Know When To Walk Away From Thin Information

Sometimes the evaluation answers the question on its own. Buyers should be cautious when:

  • technical replies stay vague,
  • documentation is inconsistent or missing,
  • machine scope sounds too broad for the pricing without explanation,
  • replacement-part questions remain fuzzy,
  • or the router is being considered for commercially critical work with no backup plan.

Walking away from weak information is often cheaper than paying later for hidden uncertainty.

The key is not to confuse optimism with due diligence. If the seller cannot make ownership feel understandable before the money moves, the buyer should not assume that clarity will magically appear after delivery.

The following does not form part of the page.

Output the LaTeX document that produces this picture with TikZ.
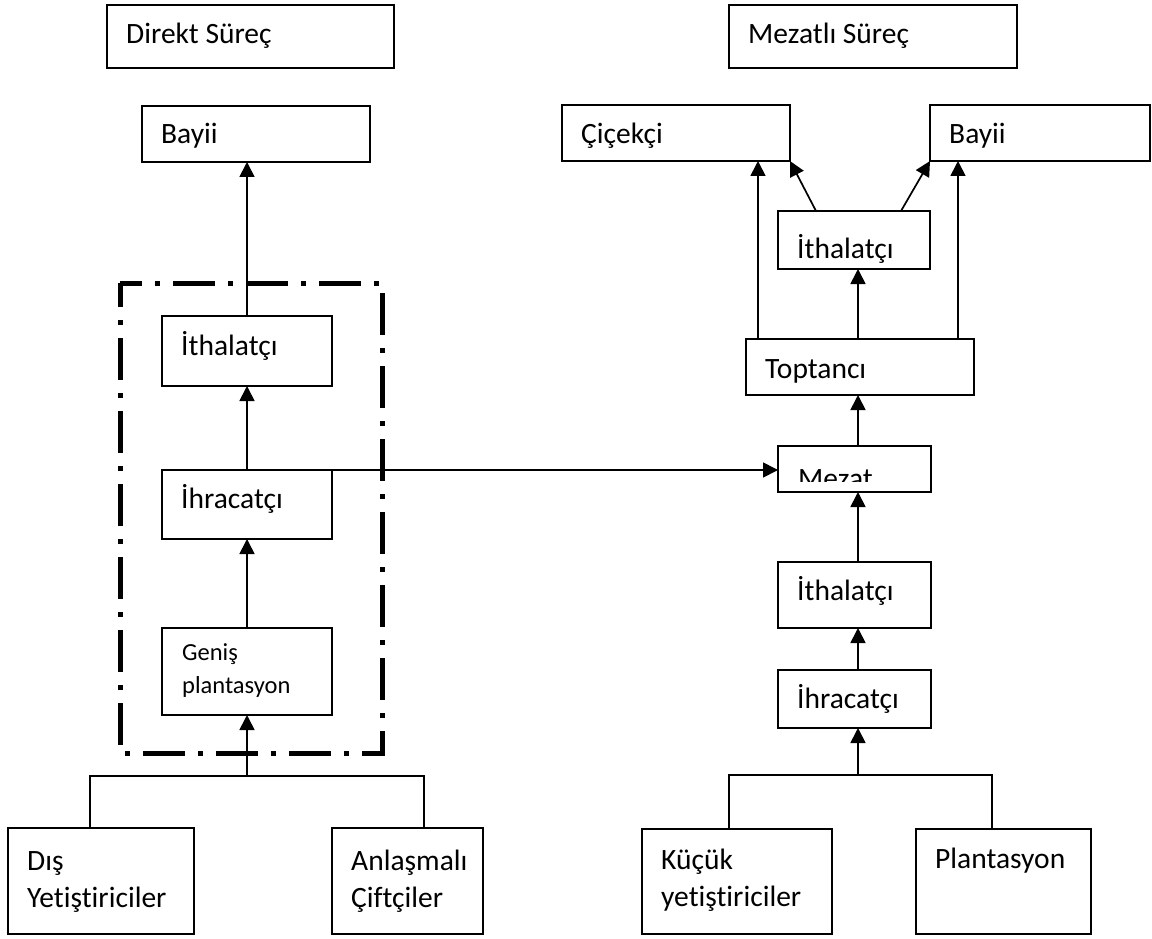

What To Expect Before You Buy

Buyers looking at BlueCarve, Cosmos, and other small CNC router brands should expect to do more screening work themselves. They should expect greater variation in documentation quality, support quality, and recovery confidence than they would see with stronger market visibility. They should also expect the machine to make the most sense where ownership uncertainty is affordable rather than business-threatening.

That is the practical standard. If support looks usable, documentation is clear enough, replacement risk is manageable, and the business can tolerate the remaining uncertainty, a smaller brand may be a rational entry point. If those conditions are not true, then the lower price is probably not a bargain. It is simply a different way of paying for the machine.

The smartest buyer in this category is usually not the one who finds the cheapest listing. It is the one who understands exactly which risks are being purchased, which risks are being filtered out, and whether the business can live with what remains.